UNDER PRESSURE from City Hall, downtown developers, and property owners, the Seattle Monorail Project this week agreed to explore several new alignments for Second Avenue that would allow more daylight between trains and downtown buildings. As currently planned, trains would pass within six feet of structures, an idea that downtown interests wanted stopped in its tracks. Now monorail Executive Director Joel Horn says three alternative plans could move the guideway and columns into the street, with up to 26 feet of separation.
One plan calls for offsetting the guideways to gain three more feet of clearance—separating trains from buildings by up to nine feet—without any other changes to the existing plan. That would leave room for 18-foot-wide sidewalks, a bike path and three lanes of traffic on Second; the existing parking lane would disappear. A second alternative would involve moving the columns east and widening the sidewalk to 40 feet, putting trains 22 feet from property lines. That would leave only two lanes of traffic on Second, plus a bus lane; the bike lane also would be scratched. The third plan would turn the existing parking lane into a wide bus lane and push the monorail farther into the street,leaving two lanes for vehicle traffic.
William Justen, head of the Samis Foundation, which owns or is developing a number of buildings along the proposed Second Avenue route, is among those pushing for the alternatives. Monorail officials should "put the alignment farther to the east of the buildings so we have space and light," says Justen, whose ardor for the monorail has recently cooled. (The monorail authority also wants to put one of its stations on property Justen was hoping to develop as condominiums but this week announced it was exploring alternatives to that, too.)
The Seattle Popular Monorail Authority's newest proposals reflect the suggestions that landowners recently made in a protest letter to Mayor Greg Nickels. At a public hearing Wednesday, Feb. 11, Justen and other landowners and developers told the monorail executive board that they would seek damages that could result from the current plan to run trains close by; their tenants are already complaining about the potential noise and visual pollution and are threatening to not renew their leases. Property owners also raised health and safety issues. "How'd you like to be a window cleaner," asked Justen, "washing windows with trains speeding by a few feet away?"
THE ALIGNMENT for the first stage of the $1.7 billion project would run on the west side of Second Avenue. It is closely situated to buildings in part to save money by avoiding the cost of relocating underground utility lines. The monorail's funding—a tax added to car-license renewal fees—might be as much as one-third short of original estimates, so officials have been making cost-cutting decisions as well as moving swiftly to finalize a plan that can be sold to bond investors. Conversely, City Hall has quietly been pressuring the monorail to move the train alignment away from structures.
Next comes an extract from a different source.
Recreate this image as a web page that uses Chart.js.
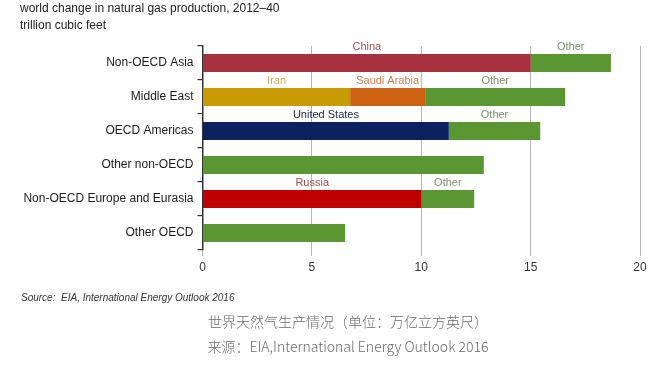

Nickels and other city officials also want the trains operated by Metro Transit, rather than having the operation privatized. But at their Wednesday meeting, the monorail board voted 5-4 to reject a proposal to keep open the possibility of a publicly operated transit system. That signals the board's intent to turn over the trains' operation and maintenance to whichever private contractor wins the bid later this year to design and build the system, which is set to open in December 2007. Members of the Amalgamated Transit Union Local 587 and Washington State Jobs With Justice, which both support public operation, were disappointed by the vote. Outside, 100 chanting protesters carried signs opposing some of the potential private bidders, including Bombardier, Fluor, and Washington Group International. Transit union officer Marc Auerbach says a report on which the monorail is relying to support its position to privatize "ignores or dismisses relevant information. In some cases, it is simply misleading."
BOARD MEMBERS at their Wednesday hearing-the last on the 14-mile, Ballard-to-West Seattle Green Line alignment-also heard from an overflow crowd on other pros and cons of the route. Many urged the board not to get mired in doing things "the Seattle way" of micromanagement and repetitive reanalysis and input, while others urged caution in finalizing a route. On the much-disputed leg through Seattle Center, which is apparently favored by monorail planners, as many public speakers seemed to support it as oppose it-the opposition favoring a line running along Mercer Street rather than through the Center grounds near the International Fountain. West Seattleites also showed division over the planned alignment through their communities. Sharon Huling, whose family runs the longtime car dealership Huling Brothers Auto Center, worried, as did others, about the effects of the Fauntleroy Way Southwest segment. In her neighborhood, Huling said, the monorail would displace three homes, 11 businesses, and 80 workers. "Huling Brothers will likely have to go," she said. But "Where can we go? There's no place left" in the area. She urged the board to "take the humane alternative" and follow a new alignment recommendation to relocate the line.